> Task to carry out:
Retype nothing except the lines below from the one with "Recreate this image" through the one with "import * as", exactly, with images left out.

> Record extracts:
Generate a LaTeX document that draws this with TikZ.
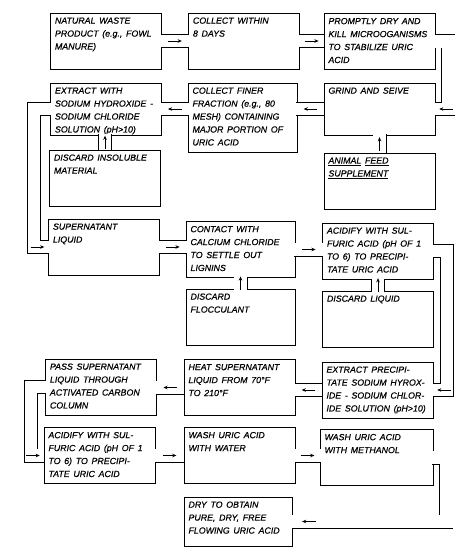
\documentclass[tikz,border=0pt]{standalone}
\usepackage{fontspec}
\setmainfont{Liberation Sans}[WordSpace=1.5, FakeBold=0.6]
\usetikzlibrary{arrows.meta,decorations.markings}

\begin{document}
\begin{tikzpicture}[x=0.85pt, y=-0.85pt,
  box/.style={draw, line width=.75pt, minimum width=94.4pt, minimum height=47.6pt, inner sep=0pt},
  txt/.style={anchor=north west, align=left, inner xsep=4pt, inner ysep=4pt, font=\fontsize{7.5}{11}\selectfont\itshape},
  pipe/.style={draw, line width=.75pt, double, double distance=10.4pt, shorten <=-.8pt, shorten >=-.8pt},
  tip/.style={-{Stealth[length=3.5pt,width=3pt]}, line width=.7pt},
  flow/.style={postaction={decorate, decoration={markings, mark=at position #1 with {\draw[tip] (-5pt,0) -- (5pt,0);}}}},
  flow/.default=0.5
]
\useasboundingbox (0,0) rectangle (464,548);

% first row
\node[box, label={[txt]north west:{NATURAL WASTE\\PRODUCT (e.g., FOWL\\MANURE)}}] (waste) at (106,41) {};
\node[box, label={[txt]north west:{COLLECT WITHIN\\8 DAYS}}] (collect) at (244,41) {};
\node[box, label={[txt]north west:{PROMPTLY DRY AND\\KILL MICROOGANISMS\\TO STABILIZE URIC\\ACID}}] (dry) at (379.5,41.5) {};

% second row
\node[box, minimum height=44.2pt, label={[txt]north west:{EXTRACT WITH\\SODIUM HYDROXIDE -\\SODIUM CHLORIDE\\SOLUTION (pH>10)}}] (extract) at (106,109) {};
\node[box, minimum width=92.6pt, minimum height=58.6pt, label={[txt]north west:{COLLECT FINER\\FRACTION (e.g., 80\\MESH) CONTAINING\\MAJOR PORTION OF\\URIC ACID}}] (finer) at (242.5,117.5) {};
\node[box, minimum height=44.2pt, label={[txt]north west:{GRIND AND SEIVE}}] (grind) at (379.5,109) {};

\node[box, label={[txt]north west:{DISCARD INSOLUBLE\\MATERIAL}}] (insol) at (105,178) {};
\node[box, label={[txt]north west:{\underline{ANIMAL} \underline{FEED}\\\underline{SUPPLEMENT}}}] (feed) at (379.5,181) {};

% middle part
\node[box, label={[txt]north west:{SUPERNATANT\\LIQUID}}] (super) at (104,247) {};
\node[box, minimum width=92.6pt, label={[txt]north west:{CONTACT WITH\\CALCIUM CHLORIDE\\TO SETTLE OUT\\LIGNINS}}] (contact) at (240.5,249.5) {};
\node[box, label={[txt]north west:{ACIDIFY WITH SUL-\\FURIC ACID (pH OF 1\\TO 6) TO PRECIPI-\\TATE URIC ACID}}] (acidA) at (378,251) {};

\node[box, minimum width=92.6pt, label={[txt]north west:{DISCARD\\FLOCCULANT}}] (floc) at (240.5,317) {};
\node[box, label={[txt]north west:{DISCARD LIQUID}}] (liquid) at (378,319) {};

\node[box, label={[txt]north west:{PASS SUPERNATANT\\LIQUID THROUGH\\ACTIVATED CARBON\\COLUMN}}] (carbon) at (101,387) {};
\node[box, label={[txt]north west:{HEAT SUPERNATANT\\LIQUID FROM 70°F\\TO 210°F}}] (heat) at (239.5,387.5) {};
\node[box, label={[txt]north west:{EXTRACT PRECIPI-\\TATE SODIUM HYROX-\\IDE - SODIUM CHLOR-\\IDE SOLUTION (pH>10)}}] (precip) at (377.5,390) {};

% last rows
\node[box, label={[txt]north west:{ACIDIFY WITH SUL-\\FURIC ACID (pH OF 1\\TO 6) TO PRECIPI-\\TATE URIC ACID}}] (acidB) at (99.5,455.5) {};
\node[box, label={[txt]north west:{WASH URIC ACID\\WITH WATER}}] (water) at (239.5,455.5) {};
\node[box, minimum width=96pt, label={[txt]north west:{WASH URIC ACID\\WITH METHANOL}}] (methanol) at (376.5,457.5) {};
\node[box, minimum width=91.8pt, minimum height=41.6pt, label={[txt]north west:{DRY TO OBTAIN\\PURE, DRY, FREE\\FLOWING URIC ACID}}] (final) at (238,521.5) {};

% pipes
\draw[pipe, flow] (waste.east) -- (collect.west);
\draw[pipe, flow] (collect.east) -- (collect.east -| dry.west);
\draw[pipe, flow=-9pt] (dry.east) -- ++(13,0) |- (grind.east);
\draw[pipe, flow] (grind.west) -- (grind.west -| finer.east);
\draw[pipe, flow] (extract.east -| finer.west) -- (extract.east);
\draw[pipe, flow] (insol.north) -- (insol.north |- extract.south);
\draw[pipe, flow] (feed.north) -- (feed.north |- grind.south);
\draw[pipe, flow=-9pt] (extract.west) -- ++(-16,0) |- (super.west);
\draw[pipe, flow] (super.east) -- (super.east -| contact.west);
\draw[pipe, flow] (contact.east) -- (contact.east -| acidA.west);
\draw[pipe, flow] (floc.north) -- (floc.north |- contact.south);
\draw[pipe, flow] (liquid.north) -- (liquid.north |- acidA.south);
\draw[pipe, flow=-9pt] (acidA.east) -- ++(13,0) |- (precip.east);
\draw[pipe, flow] (precip.west) -- (precip.west -| heat.east);
\draw[pipe, flow] (heat.west) -- (heat.west -| carbon.east);
\draw[pipe, flow=-9pt] (carbon.west) -- ++(-14,0) |- (acidB.west);
\draw[pipe, flow] (acidB.east) -- (acidB.east -| water.west);
\draw[pipe, flow] (water.east) -- (water.east -| methanol.west);
\draw[pipe, flow=-14pt] (methanol.east) -- ++(13,0) |- (final.east);
\end{tikzpicture}
\end{document}
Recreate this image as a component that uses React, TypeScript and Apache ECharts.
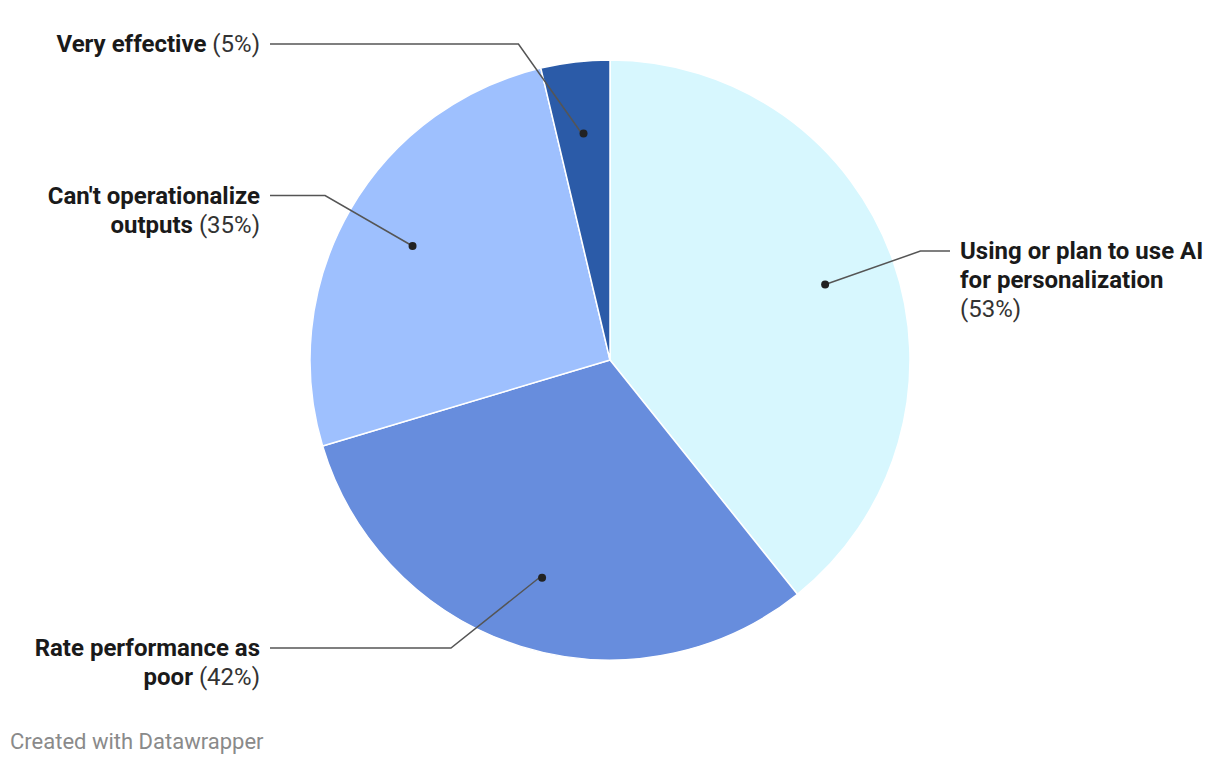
import React, { useEffect, useRef } from "react";
import * as echarts from "echarts";

// ---- data ----
const categories: string[] = [
  "Using or plan to use AI for personalization",
  "Rate performance as poor",
  "Can't operationalize outputs",
  "Very effective",
];
const values: number[] = [53, 42, 35, 5];
const colors: string[] = ["#d7f7fe", "#678ddd", "#9ec0fe", "#2b5ba8"];
const footerText = "Created with Datawrapper";

// ---- layout constants ----
const W = 1220;
const H = 766;
const CX = 610;
const CY = 360;
const R = 300;
const DOT_R = 225;
const ELBOW_R = 329;
const LINE_END = 340;
const LABEL_GAP = 10;
const LABEL_Y_MIN = 44;
const LABEL_Y_MAX = 648;
const FONT = 24;
const LINE_H = 29;
const WRAP = 245;
const FONT_FAMILY = "Roboto, 'Noto Sans', sans-serif";

function wrapLabel(name: string, value: number): string {
  const canvas = document.createElement("canvas");
  const ctx = canvas.getContext("2d")!;
  const measure = (s: string, bold: boolean) => {
    ctx.font = `${bold ? "bold " : ""}${FONT}px Roboto`;
    return ctx.measureText(s).width;
  };
  const tokens = name.split(" ").map((t) => ({ t, bold: true }));
  tokens.push({ t: `(${value}%)`, bold: false });
  const lines: { t: string; bold: boolean }[][] = [];
  let cur: { t: string; bold: boolean }[] = [];
  let width = 0;
  for (const tok of tokens) {
    const w = measure(tok.t, tok.bold);
    const sp = cur.length ? measure(" ", tok.bold) : 0;
    if (cur.length && width + sp + w > WRAP) {
      lines.push(cur);
      cur = [tok];
      width = w;
    } else {
      cur.push(tok);
      width += sp + w;
    }
  }
  if (cur.length) lines.push(cur);
  return lines
    .map((line) => {
      const segs: { text: string; bold: boolean }[] = [];
      line.forEach((tok) => {
        const last = segs[segs.length - 1];
        if (last && last.bold === tok.bold) last.text += " " + tok.t;
        else segs.push({ text: tok.t, bold: tok.bold });
      });
      return segs
        .map((s, k) => `{${s.bold ? "b" : "r"}|${k > 0 ? " " : ""}${s.text}}`)
        .join("");
    })
    .join("\n");
}

export default function App() {
  const ref = useRef<HTMLDivElement>(null);

  useEffect(() => {
    if (!ref.current) return;
    const chart = echarts.init(ref.current, undefined, { renderer: "svg" });

    const total = values.reduce((a, b) => a + b, 0);
    const midAngles: number[] = [];
    let cum = 0;
    values.forEach((v) => {
      midAngles.push(((cum + v / 2) / total) * Math.PI * 2);
      cum += v;
    });

    const richFor = (align: string) => ({
      b: {
        fontFamily: FONT_FAMILY,
        fontSize: FONT,
        fontWeight: "bold",
        color: "#1a1a1a",
        lineHeight: LINE_H,
        align,
      },
      r: {
        fontFamily: FONT_FAMILY,
        fontSize: FONT,
        fontWeight: "normal",
        color: "#333333",
        lineHeight: LINE_H,
        align,
      },
    });

    const labelData = categories.map((name, i) => {
      const side = Math.sin(midAngles[i]) >= 0 ? "left" : "right";
      return {
        name,
        value: values[i],
        label: {
          formatter: wrapLabel(name, values[i]),
          align: side,
          rich: richFor(side),
        },
      };
    });

    const option: any = {
      animation: false,
      backgroundColor: "#ffffff",
      series: [
        {
          type: "pie",
          z: 2,
          center: [CX, CY],
          radius: [0, R],
          startAngle: 90,
          clockwise: true,
          silent: true,
          itemStyle: { borderColor: "#ffffff", borderWidth: 1.5 },
          label: { show: false },
          labelLine: { show: false },
          emphasis: { disabled: true },
          data: categories.map((name, i) => ({
            name,
            value: values[i],
            itemStyle: { color: colors[i] },
          })),
        },
        {
          type: "pie",
          z: 3,
          center: [CX, CY],
          radius: [0, R],
          startAngle: 90,
          clockwise: true,
          avoidLabelOverlap: false,
          silent: true,
          itemStyle: { color: "rgba(0,0,0,0)", borderWidth: 0 },
          label: { show: true, position: "outside" },
          labelLine: {
            show: true,
            length: 20,
            length2: 20,
            smooth: false,
            lineStyle: { color: "#555555", width: 1.5 },
          },
          labelLayout: (p: any) => {
            const a = midAngles[p.dataIndex];
            const s = Math.sin(a);
            const c = Math.cos(a);
            const side = s >= 0 ? 1 : -1;
            const dot = [CX + DOT_R * s, CY - DOT_R * c];
            let ey = CY - ELBOW_R * c;
            ey = Math.max(LABEL_Y_MIN, Math.min(LABEL_Y_MAX, ey));
            const ex =
              CX + side * Math.sqrt(Math.max(0, ELBOW_R * ELBOW_R - (ey - CY) * (ey - CY)));
            const endX = CX + side * LINE_END;
            return {
              x: CX + side * (LINE_END + LABEL_GAP),
              y: ey - LINE_H / 2,
              align: side > 0 ? "left" : "right",
              verticalAlign: "top",
              labelLinePoints: [dot, [ex, ey], [endX, ey]],
            };
          },
          emphasis: { disabled: true },
          data: labelData,
        },
        {
          type: "pie",
          z: 4,
          center: [CX, CY],
          radius: [2 * DOT_R - R, R],
          startAngle: 90,
          clockwise: true,
          silent: true,
          itemStyle: { color: "rgba(0,0,0,0)", borderWidth: 0 },
          label: {
            show: true,
            position: "inside",
            formatter: "{d| }",
            rich: {
              d: {
                width: 8,
                height: 8,
                borderRadius: 4,
                backgroundColor: "#222222",
                fontSize: 1,
              },
            },
          },
          labelLine: { show: false },
          emphasis: { disabled: true },
          data: categories.map((name, i) => ({ name, value: values[i] })),
        },
      ],
      graphic: [
        {
          type: "text",
          left: 10,
          top: 730,
          style: {
            text: footerText,
            fill: "#8a8a8a",
            fontSize: 22,
            fontFamily: FONT_FAMILY,
          },
        },
      ],
    };

    chart.setOption(option);
    return () => chart.dispose();
  }, []);

  return (
    <div
      ref={ref}
      style={{ position: "absolute", left: 0, top: 0, width: W, height: H }}
    />
  );
}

> Answer to the problem:
Recreate this image as a component that uses React, TypeScript and Apache ECharts.
import React, { useEffect, useRef } from "react";
import * as echarts from "echarts";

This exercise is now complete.